▸ **Recorded information**:
____________

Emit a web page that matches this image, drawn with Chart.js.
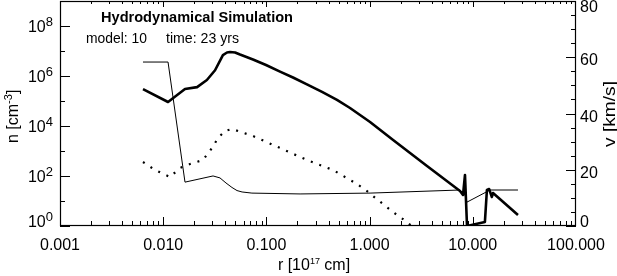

____________

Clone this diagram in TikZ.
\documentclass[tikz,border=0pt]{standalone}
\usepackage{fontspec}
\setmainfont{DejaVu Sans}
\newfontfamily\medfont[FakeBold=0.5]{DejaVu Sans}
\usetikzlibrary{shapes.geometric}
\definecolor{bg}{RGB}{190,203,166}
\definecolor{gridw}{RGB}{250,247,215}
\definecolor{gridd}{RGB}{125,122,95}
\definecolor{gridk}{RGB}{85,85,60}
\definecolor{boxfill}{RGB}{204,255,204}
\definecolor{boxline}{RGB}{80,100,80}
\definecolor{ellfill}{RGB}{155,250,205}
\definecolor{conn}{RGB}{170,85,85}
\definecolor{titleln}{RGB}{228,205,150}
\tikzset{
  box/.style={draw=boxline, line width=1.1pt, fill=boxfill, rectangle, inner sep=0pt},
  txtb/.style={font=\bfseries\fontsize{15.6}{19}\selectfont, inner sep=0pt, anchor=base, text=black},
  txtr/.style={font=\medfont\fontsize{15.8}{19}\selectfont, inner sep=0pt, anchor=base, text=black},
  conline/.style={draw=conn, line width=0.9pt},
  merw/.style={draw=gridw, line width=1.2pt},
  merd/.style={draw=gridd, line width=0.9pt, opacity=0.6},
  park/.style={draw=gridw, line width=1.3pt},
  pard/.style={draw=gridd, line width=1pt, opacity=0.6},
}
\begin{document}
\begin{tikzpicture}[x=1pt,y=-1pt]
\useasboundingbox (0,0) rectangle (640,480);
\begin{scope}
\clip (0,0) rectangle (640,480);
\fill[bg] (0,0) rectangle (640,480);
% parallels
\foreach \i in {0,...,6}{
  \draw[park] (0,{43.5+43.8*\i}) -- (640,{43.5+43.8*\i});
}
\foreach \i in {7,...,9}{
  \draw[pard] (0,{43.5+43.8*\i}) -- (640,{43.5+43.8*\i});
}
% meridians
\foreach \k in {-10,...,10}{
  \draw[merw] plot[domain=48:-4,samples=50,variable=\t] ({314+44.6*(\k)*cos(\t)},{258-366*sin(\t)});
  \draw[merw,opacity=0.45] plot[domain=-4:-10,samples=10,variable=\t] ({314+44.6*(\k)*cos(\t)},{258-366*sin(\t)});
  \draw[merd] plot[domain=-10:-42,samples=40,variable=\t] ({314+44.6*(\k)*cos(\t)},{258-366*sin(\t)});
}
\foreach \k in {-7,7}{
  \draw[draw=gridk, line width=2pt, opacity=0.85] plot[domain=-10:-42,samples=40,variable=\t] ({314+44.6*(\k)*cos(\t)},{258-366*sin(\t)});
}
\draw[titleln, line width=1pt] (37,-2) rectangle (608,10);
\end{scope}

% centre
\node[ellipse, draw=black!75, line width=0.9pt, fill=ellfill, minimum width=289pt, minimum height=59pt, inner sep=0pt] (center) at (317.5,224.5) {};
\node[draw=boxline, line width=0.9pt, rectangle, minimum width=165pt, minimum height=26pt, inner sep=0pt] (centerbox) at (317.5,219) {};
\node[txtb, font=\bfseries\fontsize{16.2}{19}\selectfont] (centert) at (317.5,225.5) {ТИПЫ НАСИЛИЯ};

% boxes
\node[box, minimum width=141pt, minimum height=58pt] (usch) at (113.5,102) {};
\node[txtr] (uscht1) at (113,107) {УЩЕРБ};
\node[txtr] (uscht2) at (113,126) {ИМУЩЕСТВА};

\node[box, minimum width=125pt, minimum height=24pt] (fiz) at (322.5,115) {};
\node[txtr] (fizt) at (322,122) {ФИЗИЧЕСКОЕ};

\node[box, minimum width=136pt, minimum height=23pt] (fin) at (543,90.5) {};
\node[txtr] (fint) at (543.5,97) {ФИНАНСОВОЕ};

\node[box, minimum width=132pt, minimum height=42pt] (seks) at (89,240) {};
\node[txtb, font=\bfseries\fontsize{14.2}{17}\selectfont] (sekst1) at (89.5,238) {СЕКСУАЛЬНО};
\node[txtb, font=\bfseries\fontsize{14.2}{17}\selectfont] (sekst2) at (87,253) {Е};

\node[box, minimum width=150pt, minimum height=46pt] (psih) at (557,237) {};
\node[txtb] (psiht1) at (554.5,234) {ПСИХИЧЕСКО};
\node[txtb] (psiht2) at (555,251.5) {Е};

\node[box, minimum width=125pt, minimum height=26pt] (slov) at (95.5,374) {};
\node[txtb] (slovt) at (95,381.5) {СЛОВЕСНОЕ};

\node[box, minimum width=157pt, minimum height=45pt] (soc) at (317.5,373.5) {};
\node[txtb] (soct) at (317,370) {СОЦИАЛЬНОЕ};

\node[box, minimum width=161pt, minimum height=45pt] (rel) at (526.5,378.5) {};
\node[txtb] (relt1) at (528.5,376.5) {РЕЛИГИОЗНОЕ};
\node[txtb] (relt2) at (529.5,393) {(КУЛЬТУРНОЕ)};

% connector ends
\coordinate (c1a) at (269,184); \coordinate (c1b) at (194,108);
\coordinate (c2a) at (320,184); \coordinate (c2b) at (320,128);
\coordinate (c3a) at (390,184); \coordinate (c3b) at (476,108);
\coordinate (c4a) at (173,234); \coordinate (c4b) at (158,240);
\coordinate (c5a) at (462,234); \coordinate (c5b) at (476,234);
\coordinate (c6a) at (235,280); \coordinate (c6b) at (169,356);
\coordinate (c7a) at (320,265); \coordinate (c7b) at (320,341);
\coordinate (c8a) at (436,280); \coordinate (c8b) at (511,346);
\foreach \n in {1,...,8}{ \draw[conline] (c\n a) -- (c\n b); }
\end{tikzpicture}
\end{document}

____________

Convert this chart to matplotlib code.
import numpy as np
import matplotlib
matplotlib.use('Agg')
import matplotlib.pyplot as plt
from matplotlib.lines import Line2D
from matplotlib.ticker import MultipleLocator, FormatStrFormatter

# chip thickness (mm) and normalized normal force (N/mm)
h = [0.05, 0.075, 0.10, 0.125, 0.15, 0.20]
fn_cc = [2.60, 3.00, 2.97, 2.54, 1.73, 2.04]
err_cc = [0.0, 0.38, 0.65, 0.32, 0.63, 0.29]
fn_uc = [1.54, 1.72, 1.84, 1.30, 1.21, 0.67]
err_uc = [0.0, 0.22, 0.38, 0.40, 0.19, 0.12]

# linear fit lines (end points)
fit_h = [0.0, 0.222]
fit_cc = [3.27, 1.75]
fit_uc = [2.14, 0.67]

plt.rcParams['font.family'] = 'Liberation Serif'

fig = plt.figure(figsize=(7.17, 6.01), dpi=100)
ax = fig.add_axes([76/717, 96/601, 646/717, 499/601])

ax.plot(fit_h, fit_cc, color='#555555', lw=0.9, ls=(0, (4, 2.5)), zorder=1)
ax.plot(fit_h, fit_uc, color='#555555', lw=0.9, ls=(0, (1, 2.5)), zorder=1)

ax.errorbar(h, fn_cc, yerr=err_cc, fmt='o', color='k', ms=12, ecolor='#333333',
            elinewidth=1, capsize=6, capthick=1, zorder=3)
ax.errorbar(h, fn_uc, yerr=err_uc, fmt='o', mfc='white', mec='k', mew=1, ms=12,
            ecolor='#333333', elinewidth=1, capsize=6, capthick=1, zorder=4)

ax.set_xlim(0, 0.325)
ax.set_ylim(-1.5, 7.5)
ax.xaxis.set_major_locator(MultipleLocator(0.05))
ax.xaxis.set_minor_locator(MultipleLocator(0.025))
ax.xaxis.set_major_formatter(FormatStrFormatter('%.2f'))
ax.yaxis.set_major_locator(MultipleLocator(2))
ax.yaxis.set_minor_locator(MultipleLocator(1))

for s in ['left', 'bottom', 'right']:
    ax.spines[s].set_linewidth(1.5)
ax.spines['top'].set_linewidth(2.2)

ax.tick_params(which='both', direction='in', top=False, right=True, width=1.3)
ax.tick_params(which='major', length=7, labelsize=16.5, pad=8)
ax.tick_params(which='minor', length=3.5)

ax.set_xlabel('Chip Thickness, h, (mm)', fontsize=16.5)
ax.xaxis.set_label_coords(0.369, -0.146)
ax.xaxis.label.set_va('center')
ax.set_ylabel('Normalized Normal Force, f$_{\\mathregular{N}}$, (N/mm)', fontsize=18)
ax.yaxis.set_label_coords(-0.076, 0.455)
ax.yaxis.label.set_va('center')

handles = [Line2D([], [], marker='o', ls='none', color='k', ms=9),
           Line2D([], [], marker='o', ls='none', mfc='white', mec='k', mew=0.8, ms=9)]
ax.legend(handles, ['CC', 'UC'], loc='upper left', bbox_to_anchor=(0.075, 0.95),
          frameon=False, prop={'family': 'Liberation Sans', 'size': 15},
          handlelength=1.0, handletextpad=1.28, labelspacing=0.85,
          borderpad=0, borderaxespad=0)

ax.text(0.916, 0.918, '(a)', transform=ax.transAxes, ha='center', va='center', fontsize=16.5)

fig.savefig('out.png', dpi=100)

____________

▸ **Instruction**: From the records above, print exactly the lines that run from the line with "Convert this chart to matplotlib code." to the line with "ax = fig.add_axes([76/717, 96/601, 646/717, 499/601])", inclusive.

▸ **Answer for this exercise**:
Convert this chart to matplotlib code.
import numpy as np
import matplotlib
matplotlib.use('Agg')
import matplotlib.pyplot as plt
from matplotlib.lines import Line2D
from matplotlib.ticker import MultipleLocator, FormatStrFormatter

# chip thickness (mm) and normalized normal force (N/mm)
h = [0.05, 0.075, 0.10, 0.125, 0.15, 0.20]
fn_cc = [2.60, 3.00, 2.97, 2.54, 1.73, 2.04]
err_cc = [0.0, 0.38, 0.65, 0.32, 0.63, 0.29]
fn_uc = [1.54, 1.72, 1.84, 1.30, 1.21, 0.67]
err_uc = [0.0, 0.22, 0.38, 0.40, 0.19, 0.12]

# linear fit lines (end points)
fit_h = [0.0, 0.222]
fit_cc = [3.27, 1.75]
fit_uc = [2.14, 0.67]

plt.rcParams['font.family'] = 'Liberation Serif'

fig = plt.figure(figsize=(7.17, 6.01), dpi=100)
ax = fig.add_axes([76/717, 96/601, 646/717, 499/601])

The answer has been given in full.